[Task goal]
Copy the data precisely, character for character, and leave out every picture.

----

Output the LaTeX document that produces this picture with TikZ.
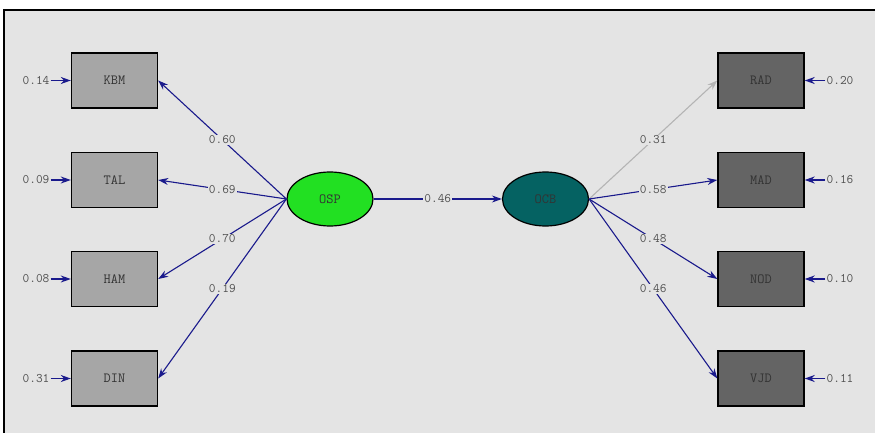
\documentclass[tikz,border=0pt]{standalone}
\usetikzlibrary{arrows.meta,shapes.geometric}
\definecolor{bg}{HTML}{E4E4E4}
\definecolor{navy}{HTML}{1A1A8C}
\definecolor{lightbox}{HTML}{A6A6A6}
\definecolor{darkbox}{HTML}{646464}
\definecolor{ospgreen}{HTML}{22E022}
\definecolor{ocbteal}{HTML}{056262}
\definecolor{txt}{HTML}{505050}
\definecolor{rad}{HTML}{B4B4B4}
\tikzset{
  obsL/.style={draw=black, line width=1.4pt, fill=lightbox, minimum width=86pt, minimum height=55pt, inner sep=0pt, font=\ttfamily\fontsize{14}{14}\selectfont, text=black!80},
  obsR/.style={obsL, fill=darkbox},
  lat/.style={ellipse, draw=black, line width=1.2pt, minimum width=86pt, minimum height=54pt, inner sep=0pt, font=\ttfamily\fontsize{14}{14}\selectfont, text=black!80},
  lab/.style={fill=bg, inner sep=1pt, font=\ttfamily\fontsize{13}{13}\selectfont, text=txt},
  errlab/.style={inner sep=1pt, font=\ttfamily\fontsize{13}{13}\selectfont, text=txt},
  conn/.style={draw=navy, line width=1.1pt, -{Stealth[length=10pt,width=7pt]}},
}
\begin{document}
\begin{tikzpicture}[x=1pt,y=-1pt]
\useasboundingbox (0,0) rectangle (875,433);
\fill[white] (0,0) rectangle (875,433);
\fill[bg] (4,10) rectangle (875,433);
\draw[black, line width=2pt] (4,433) -- (4,10) -- (875,10);

% observed left
\node[obsL] (KBM) at (114.5,80.5) {KBM};
\node[obsL] (TAL) at (114.5,180) {TAL};
\node[obsL] (HAM) at (114.5,279) {HAM};
\node[obsL] (DIN) at (114.5,378.5) {DIN};
% observed right
\node[obsR] (RAD) at (761,80.5) {RAD};
\node[obsR] (MAD) at (761,180) {MAD};
\node[obsR] (NOD) at (761,279) {NOD};
\node[obsR] (VJD) at (761,378.5) {VJD};
% latent
\node[lat, fill=ospgreen] (OSP) at (330,199) {OSP};
\node[lat, fill=ocbteal] (OCB) at (545.5,199) {OCB};

% error terms left
\node[errlab] (eKBM) at (36,80.5) {0.14};
\node[errlab] (eTAL) at (36,180) {0.09};
\node[errlab] (eHAM) at (36,279) {0.08};
\node[errlab] (eDIN) at (36,378.5) {0.31};
\foreach \n in {KBM,TAL,HAM,DIN} \draw[conn] (e\n) -- (\n.west);
% error terms right
\node[errlab] (eRAD) at (840,80.5) {0.20};
\node[errlab] (eMAD) at (840,180) {0.16};
\node[errlab] (eNOD) at (840,279) {0.10};
\node[errlab] (eVJD) at (840,378.5) {0.11};
\foreach \n in {RAD,MAD,NOD,VJD} \draw[conn] (e\n) -- (\n.east);

% loadings OSP
\draw[conn] (OSP.west) -- node[lab] {0.60} (KBM.east);
\draw[conn] (OSP.west) -- node[lab] {0.69} (TAL.east);
\draw[conn] (OSP.west) -- node[lab] {0.70} (HAM.east);
\draw[conn] (OSP.west) -- node[lab] {0.19} (DIN.east);
% structural path
\draw[conn] (OSP.east) -- node[lab] {0.46} (OCB.west);
% loadings OCB
\draw[conn, draw=rad] (OCB.east) -- node[lab] {0.31} (RAD.west);
\draw[conn] (OCB.east) -- node[lab] {0.58} (MAD.west);
\draw[conn] (OCB.east) -- node[lab] {0.48} (NOD.west);
\draw[conn] (OCB.east) -- node[lab] {0.46} (VJD.west);
\end{tikzpicture}
\end{document}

----

[Finished exercise]
Output the LaTeX document that produces this picture with TikZ.
\documentclass[tikz,border=0pt]{standalone}
\usetikzlibrary{arrows.meta,shapes.geometric}
\definecolor{bg}{HTML}{E4E4E4}
\definecolor{navy}{HTML}{1A1A8C}
\definecolor{lightbox}{HTML}{A6A6A6}
\definecolor{darkbox}{HTML}{646464}
\definecolor{ospgreen}{HTML}{22E022}
\definecolor{ocbteal}{HTML}{056262}
\definecolor{txt}{HTML}{505050}
\definecolor{rad}{HTML}{B4B4B4}
\tikzset{
  obsL/.style={draw=black, line width=1.4pt, fill=lightbox, minimum width=86pt, minimum height=55pt, inner sep=0pt, font=\ttfamily\fontsize{14}{14}\selectfont, text=black!80},
  obsR/.style={obsL, fill=darkbox},
  lat/.style={ellipse, draw=black, line width=1.2pt, minimum width=86pt, minimum height=54pt, inner sep=0pt, font=\ttfamily\fontsize{14}{14}\selectfont, text=black!80},
  lab/.style={fill=bg, inner sep=1pt, font=\ttfamily\fontsize{13}{13}\selectfont, text=txt},
  errlab/.style={inner sep=1pt, font=\ttfamily\fontsize{13}{13}\selectfont, text=txt},
  conn/.style={draw=navy, line width=1.1pt, -{Stealth[length=10pt,width=7pt]}},
}
\begin{document}
\begin{tikzpicture}[x=1pt,y=-1pt]
\useasboundingbox (0,0) rectangle (875,433);
\fill[white] (0,0) rectangle (875,433);
\fill[bg] (4,10) rectangle (875,433);
\draw[black, line width=2pt] (4,433) -- (4,10) -- (875,10);

% observed left
\node[obsL] (KBM) at (114.5,80.5) {KBM};
\node[obsL] (TAL) at (114.5,180) {TAL};
\node[obsL] (HAM) at (114.5,279) {HAM};
\node[obsL] (DIN) at (114.5,378.5) {DIN};
% observed right
\node[obsR] (RAD) at (761,80.5) {RAD};
\node[obsR] (MAD) at (761,180) {MAD};
\node[obsR] (NOD) at (761,279) {NOD};
\node[obsR] (VJD) at (761,378.5) {VJD};
% latent
\node[lat, fill=ospgreen] (OSP) at (330,199) {OSP};
\node[lat, fill=ocbteal] (OCB) at (545.5,199) {OCB};

% error terms left
\node[errlab] (eKBM) at (36,80.5) {0.14};
\node[errlab] (eTAL) at (36,180) {0.09};
\node[errlab] (eHAM) at (36,279) {0.08};
\node[errlab] (eDIN) at (36,378.5) {0.31};
\foreach \n in {KBM,TAL,HAM,DIN} \draw[conn] (e\n) -- (\n.west);
% error terms right
\node[errlab] (eRAD) at (840,80.5) {0.20};
\node[errlab] (eMAD) at (840,180) {0.16};
\node[errlab] (eNOD) at (840,279) {0.10};
\node[errlab] (eVJD) at (840,378.5) {0.11};
\foreach \n in {RAD,MAD,NOD,VJD} \draw[conn] (e\n) -- (\n.east);

% loadings OSP
\draw[conn] (OSP.west) -- node[lab] {0.60} (KBM.east);
\draw[conn] (OSP.west) -- node[lab] {0.69} (TAL.east);
\draw[conn] (OSP.west) -- node[lab] {0.70} (HAM.east);
\draw[conn] (OSP.west) -- node[lab] {0.19} (DIN.east);
% structural path
\draw[conn] (OSP.east) -- node[lab] {0.46} (OCB.west);
% loadings OCB
\draw[conn, draw=rad] (OCB.east) -- node[lab] {0.31} (RAD.west);
\draw[conn] (OCB.east) -- node[lab] {0.58} (MAD.west);
\draw[conn] (OCB.east) -- node[lab] {0.48} (NOD.west);
\draw[conn] (OCB.east) -- node[lab] {0.46} (VJD.west);
\end{tikzpicture}
\end{document}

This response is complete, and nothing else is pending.